What the task asks.
Could you write out the records below exactly as they appear, leaving out any pictures?

Entries from a dataset.
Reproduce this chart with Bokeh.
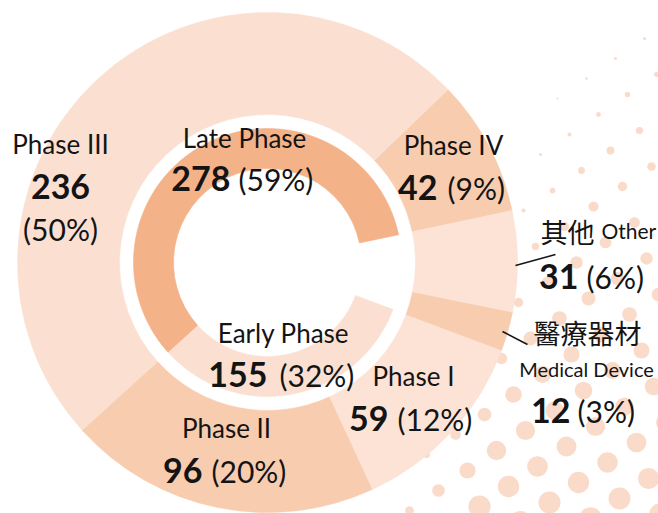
import math
from bokeh.plotting import figure
from bokeh.models import ColumnDataSource, Range1d
from bokeh.core.properties import value
from bokeh.embed import file_html
from bokeh.resources import INLINE

# ---------------- data ----------------
outer_labels = ["Phase IV", "Phase III", "Phase II", "Phase I", "Medical Device", "Other"]
outer_cn = ["", "", "", "", "醫療器材", "其他"]
outer_values = [42, 236, 96, 59, 12, 31]
outer_pcts = [9, 50, 20, 12, 3, 6]

inner_labels = ["Late Phase", "Early Phase"]
inner_values = [278, 155]
inner_pcts = [59, 32]

outer_colors = ["#F8CCAF", "#FBE0D1", "#F8CCAF", "#FCE3D6", "#F8CCAF", "#FCE3D6"]
inner_colors = ["#F4B289", "#FBE0D1"]

# ---------------- layout ----------------
W, H = 658, 513
IMG_H = 513


def Y(y_img):
    return IMG_H - y_img


CX, CY = 267, Y(262)
R_OUT, R_OUT_IN = 250, 148
R_IN, R_IN_IN = 134, 94
START = math.radians(12.0)

p = figure(width=W, height=H, output_backend="svg", toolbar_location=None,
           x_range=Range1d(0, W), y_range=Range1d(Y(H), Y(0)),
           min_border=0, background_fill_color="white", border_fill_color="white")
p.axis.visible = False
p.grid.visible = False
p.outline_line_color = None

# ---------------- decorative halftone dots ----------------
dx, dy, dr = [], [], []
ox, oy = 607, 462
ax_, ay_ = 41, 16
bx_, by_ = -29, 20
for i in range(-16, 16):
    for j in range(-20, 20):
        x = ox + i * ax_ + j * bx_
        y = oy + i * ay_ + j * by_
        if x < 300 or x > 675 or y < -5 or y > 530:
            continue
        x0 = 560 - 0.38 * y
        f = min(max((x - x0) / 110.0, 0.0), 1.0)
        r = min(f * (1 + y / 50.0), 11.5)
        if r < 0.9:
            continue
        dx.append(x)
        dy.append(Y(y))
        dr.append(r)
p.circle(x=dx, y=dy, radius=dr, fill_color="#F9D4C0", fill_alpha=0.85, line_color=None)

# ---------------- rings ----------------
total = sum(outer_values)


def wedges(values, colors, r0, r1):
    starts, ends = [], []
    a = START
    for v in values:
        b = a + 2 * math.pi * v / total
        starts.append(a)
        ends.append(b)
        a = b
    src = ColumnDataSource(dict(start=starts, end=ends, color=colors))
    p.annular_wedge(x=CX, y=CY, inner_radius=r0, outer_radius=r1,
                    start_angle="start", end_angle="end", direction="anticlock",
                    fill_color="color", line_color="color", line_width=0.6, source=src)


wedges(outer_values, outer_colors, R_OUT_IN, R_OUT)
wedges(inner_values, inner_colors, R_IN_IN, R_IN)

# ---------------- labels ----------------
FONT = "Lato"
CJK = "Noto Sans CJK TC"
INK = "#141414"
S_LBL, S_NUM, S_PCT = 26, 34, 30
OFF_LBL, OFF_NUM = -10, -12


def put(txt, x, y_img, size, bold=False, align="center", font=FONT):
    p.text(x=[x], y=[Y(y_img)], text=[txt], text_font=value(font),
           text_font_size=f"{size}px", text_font_style="bold" if bold else "normal",
           text_align=align, text_baseline="alphabetic", text_color=INK)


def lbl(txt, x, y_img, size=S_LBL, align="center", font=FONT):
    put(txt, x, y_img + OFF_LBL, size, align=align, font=font)


def num_pct(v, pc, x_split, y_img, gap=8):
    put(str(v), x_split, y_img + OFF_NUM, S_NUM, bold=True, align="right")
    put(f"({pc}%)", x_split + gap, y_img + OFF_NUM, S_PCT, align="left")


o = dict(zip(outer_labels, zip(outer_values, outer_pcts, outer_cn)))
ii = dict(zip(inner_labels, zip(inner_values, inner_pcts)))

# Phase III (stacked)
lbl("Phase III", 60, 153)
put(str(o["Phase III"][0]), 60, 198 + OFF_NUM, S_NUM, bold=True)
put(f"({o['Phase III'][1]}%)", 60, 240 + OFF_NUM, S_PCT)

# Late Phase
lbl("Late Phase", 244, 147)
num_pct(ii["Late Phase"][0], ii["Late Phase"][1], 230, 190)

# Phase IV
lbl("Phase IV", 453, 154)
num_pct(o["Phase IV"][0], o["Phase IV"][1], 437, 199, gap=10)

# Other
lbl(o["Other"][2], 540, 241, 27, align="left", font=CJK)
lbl("Other", 601, 240, 21, align="left")
num_pct(o["Other"][0], o["Other"][1], 578, 288)
p.segment(x0=[515], y0=[Y(265)], x1=[555], y1=[Y(254)], line_color=INK, line_width=1.5)

# Medical Device
lbl(o["Medical Device"][2], 533, 342, 27, align="left", font=CJK)
p.segment(x0=[502], y0=[Y(331)], x1=[527], y1=[Y(344)], line_color=INK, line_width=1.5)
lbl("Medical Device", 586, 378, 20)
num_pct(o["Medical Device"][0], o["Medical Device"][1], 570, 422, gap=7)

# Phase I
lbl("Phase I", 413, 385)
num_pct(o["Phase I"][0], o["Phase I"][1], 388, 430, gap=9)

# Early Phase
lbl("Early Phase", 283, 342)
num_pct(ii["Early Phase"][0], ii["Early Phase"][1], 267, 386, gap=12)

# Phase II
lbl("Phase II", 226, 437)
num_pct(o["Phase II"][0], o["Phase II"][1], 202, 482, gap=9)

open("out.html", "w").write(file_html(p, INLINE))
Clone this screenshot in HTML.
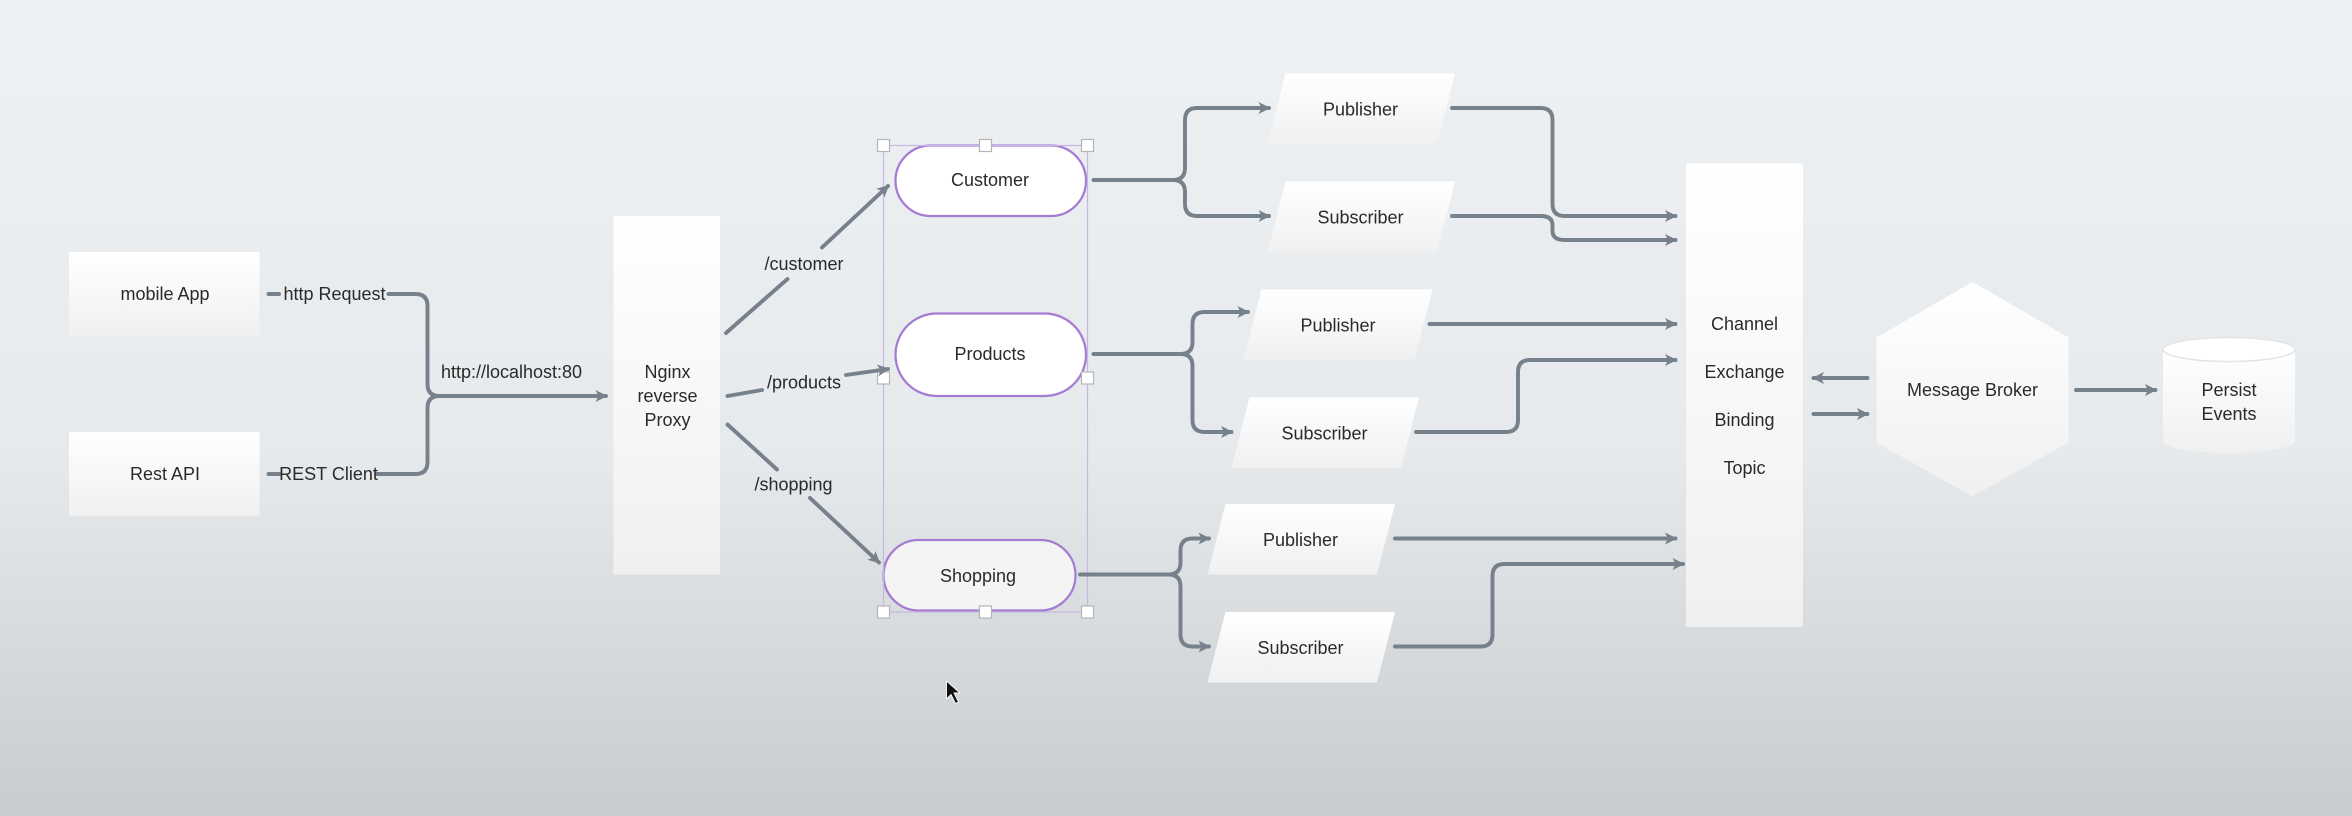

Answer for the task.
Reproduce this chart with Bokeh.
import math
from bokeh.plotting import figure
from bokeh.models import ColumnDataSource, Range1d
from bokeh.core.properties import value
from bokeh.embed import file_html
from bokeh.resources import INLINE

# ---------------- data ----------------
outer_labels = ["Phase IV", "Phase III", "Phase II", "Phase I", "Medical Device", "Other"]
outer_cn = ["", "", "", "", "醫療器材", "其他"]
outer_values = [42, 236, 96, 59, 12, 31]
outer_pcts = [9, 50, 20, 12, 3, 6]

inner_labels = ["Late Phase", "Early Phase"]
inner_values = [278, 155]
inner_pcts = [59, 32]

outer_colors = ["#F8CCAF", "#FBE0D1", "#F8CCAF", "#FCE3D6", "#F8CCAF", "#FCE3D6"]
inner_colors = ["#F4B289", "#FBE0D1"]

# ---------------- layout ----------------
W, H = 658, 513
IMG_H = 513


def Y(y_img):
    return IMG_H - y_img


CX, CY = 267, Y(262)
R_OUT, R_OUT_IN = 250, 148
R_IN, R_IN_IN = 134, 94
START = math.radians(12.0)

p = figure(width=W, height=H, output_backend="svg", toolbar_location=None,
           x_range=Range1d(0, W), y_range=Range1d(Y(H), Y(0)),
           min_border=0, background_fill_color="white", border_fill_color="white")
p.axis.visible = False
p.grid.visible = False
p.outline_line_color = None

# ---------------- decorative halftone dots ----------------
dx, dy, dr = [], [], []
ox, oy = 607, 462
ax_, ay_ = 41, 16
bx_, by_ = -29, 20
for i in range(-16, 16):
    for j in range(-20, 20):
        x = ox + i * ax_ + j * bx_
        y = oy + i * ay_ + j * by_
        if x < 300 or x > 675 or y < -5 or y > 530:
            continue
        x0 = 560 - 0.38 * y
        f = min(max((x - x0) / 110.0, 0.0), 1.0)
        r = min(f * (1 + y / 50.0), 11.5)
        if r < 0.9:
            continue
        dx.append(x)
        dy.append(Y(y))
        dr.append(r)
p.circle(x=dx, y=dy, radius=dr, fill_color="#F9D4C0", fill_alpha=0.85, line_color=None)

# ---------------- rings ----------------
total = sum(outer_values)


def wedges(values, colors, r0, r1):
    starts, ends = [], []
    a = START
    for v in values:
        b = a + 2 * math.pi * v / total
        starts.append(a)
        ends.append(b)
        a = b
    src = ColumnDataSource(dict(start=starts, end=ends, color=colors))
    p.annular_wedge(x=CX, y=CY, inner_radius=r0, outer_radius=r1,
                    start_angle="start", end_angle="end", direction="anticlock",
                    fill_color="color", line_color="color", line_width=0.6, source=src)


wedges(outer_values, outer_colors, R_OUT_IN, R_OUT)
wedges(inner_values, inner_colors, R_IN_IN, R_IN)

# ---------------- labels ----------------
FONT = "Lato"
CJK = "Noto Sans CJK TC"
INK = "#141414"
S_LBL, S_NUM, S_PCT = 26, 34, 30
OFF_LBL, OFF_NUM = -10, -12


def put(txt, x, y_img, size, bold=False, align="center", font=FONT):
    p.text(x=[x], y=[Y(y_img)], text=[txt], text_font=value(font),
           text_font_size=f"{size}px", text_font_style="bold" if bold else "normal",
           text_align=align, text_baseline="alphabetic", text_color=INK)


def lbl(txt, x, y_img, size=S_LBL, align="center", font=FONT):
    put(txt, x, y_img + OFF_LBL, size, align=align, font=font)


def num_pct(v, pc, x_split, y_img, gap=8):
    put(str(v), x_split, y_img + OFF_NUM, S_NUM, bold=True, align="right")
    put(f"({pc}%)", x_split + gap, y_img + OFF_NUM, S_PCT, align="left")


o = dict(zip(outer_labels, zip(outer_values, outer_pcts, outer_cn)))
ii = dict(zip(inner_labels, zip(inner_values, inner_pcts)))

# Phase III (stacked)
lbl("Phase III", 60, 153)
put(str(o["Phase III"][0]), 60, 198 + OFF_NUM, S_NUM, bold=True)
put(f"({o['Phase III'][1]}%)", 60, 240 + OFF_NUM, S_PCT)

# Late Phase
lbl("Late Phase", 244, 147)
num_pct(ii["Late Phase"][0], ii["Late Phase"][1], 230, 190)

# Phase IV
lbl("Phase IV", 453, 154)
num_pct(o["Phase IV"][0], o["Phase IV"][1], 437, 199, gap=10)

# Other
lbl(o["Other"][2], 540, 241, 27, align="left", font=CJK)
lbl("Other", 601, 240, 21, align="left")
num_pct(o["Other"][0], o["Other"][1], 578, 288)
p.segment(x0=[515], y0=[Y(265)], x1=[555], y1=[Y(254)], line_color=INK, line_width=1.5)

# Medical Device
lbl(o["Medical Device"][2], 533, 342, 27, align="left", font=CJK)
p.segment(x0=[502], y0=[Y(331)], x1=[527], y1=[Y(344)], line_color=INK, line_width=1.5)
lbl("Medical Device", 586, 378, 20)
num_pct(o["Medical Device"][0], o["Medical Device"][1], 570, 422, gap=7)

# Phase I
lbl("Phase I", 413, 385)
num_pct(o["Phase I"][0], o["Phase I"][1], 388, 430, gap=9)

# Early Phase
lbl("Early Phase", 283, 342)
num_pct(ii["Early Phase"][0], ii["Early Phase"][1], 267, 386, gap=12)

# Phase II
lbl("Phase II", 226, 437)
num_pct(o["Phase II"][0], o["Phase II"][1], 202, 482, gap=9)

open("out.html", "w").write(file_html(p, INLINE))
Clone this screenshot in HTML.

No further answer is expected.